Grant-funded project to tackle uncertainty of weather forecasting

How certain can we be that a weather forecast is true? It’s a very big question for aircraft pilots and ship captains, for it involves uncertainty about temperature, precipitation, pressure and so on at a range of locations, altitudes and times in the future. Current ways of assessing and communicating these complex uncertainties are just not good enough.

Enter an interdisciplinary team of UW faculty from the Statistics, Sociology, Atmospheric Sciences and Psychology departments and the Applied Physics Laboratory (APL). They’ve just won a $5 million grant to tackle this problem. The proposal was submitted by the UIF-funded Center for Statistics and the Social Sciences (CSSS); center director Adrian Raftery is the principal investigator. The funding comes from the Multidisciplinary University Research Initiative (MURI) of the Department of Defense.

One aspect of the problem that the group will tackle is that major weather models give predictions only at a grid of widely spaced locations that are often 30 miles or more apart. Local, or mesoscale, forecasts are commonly obtained from these subjectively, using rules of thumb. “During the past decade, increased computer resources and improving models have made mesoscale numerical weather prediction possible at scales of 1 to 10 miles,” said Atmospheric Sciences Professor Clifford Mass, a co-investigator on the project. “Thus the potential for direct forecasting of regional weather now exists.”

The project team will develop statistical methods for assessing uncertainty, based on the Bayesian melding approach originally developed by Raftery, professor of statistics and sociology, for whale populations and environmental risk assessment. According to co-investigator Tilmann Gneiting, assistant professor of statistics, the group intends to develop much faster ways of implementing Bayesian melding by using ideas from spatial statistics.

Skilled forecasters combine a great deal of data, and information overload has become a big challenge for them. The team will develop statistical tools to help forecasters.

But there are human factors as well as statistical ones at work here, making weather forecasting an interesting challenge for cognitive psychology. “We will address the problem of how best to communicate uncertainty in the simplest terms to an undertrained forecaster who is already overwhelmed by a large volume of information,” said co-investigator Susan Joslyn, lecturer in Psychology.

Meanwhile, co-investigator Robert Miyamoto, principal physicist at APL, will develop visualizations of the uncertainty. “The representation should depend on the user,” explained Miyamoto. “Visualizations may use animation, multivariate displays, or interactive tools such as drill-downs.”

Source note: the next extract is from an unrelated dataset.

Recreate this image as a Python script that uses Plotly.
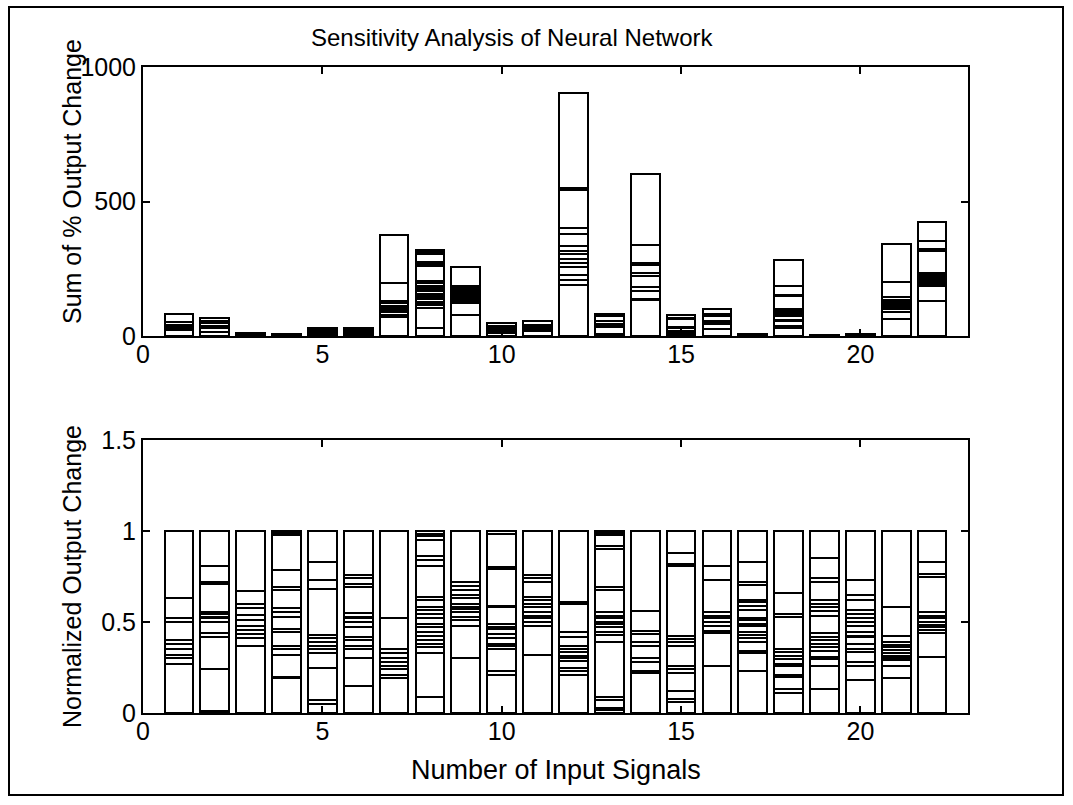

A problem for local weather prediction is that large-scale weather models must be used for initialization. There are several well-established large-scale models in common use, and they can yield quite different forecasts. What to do?

Rather than choose a single model, the team will address this by running an ensemble of models and combining the results. To do this, they will apply the statistical approach of Bayesian model averaging, originally developed for model uncertainty in social science.

“A spirited debate has developed over whether to continue the trend to higher resolution or to run a large number of ensemble forecasts,” said Mass. “My research group in Atmospheric Sciences has concluded that more emphasis should be given to short-term ensemble predictions.”

The project will start May 1 and continue for five years.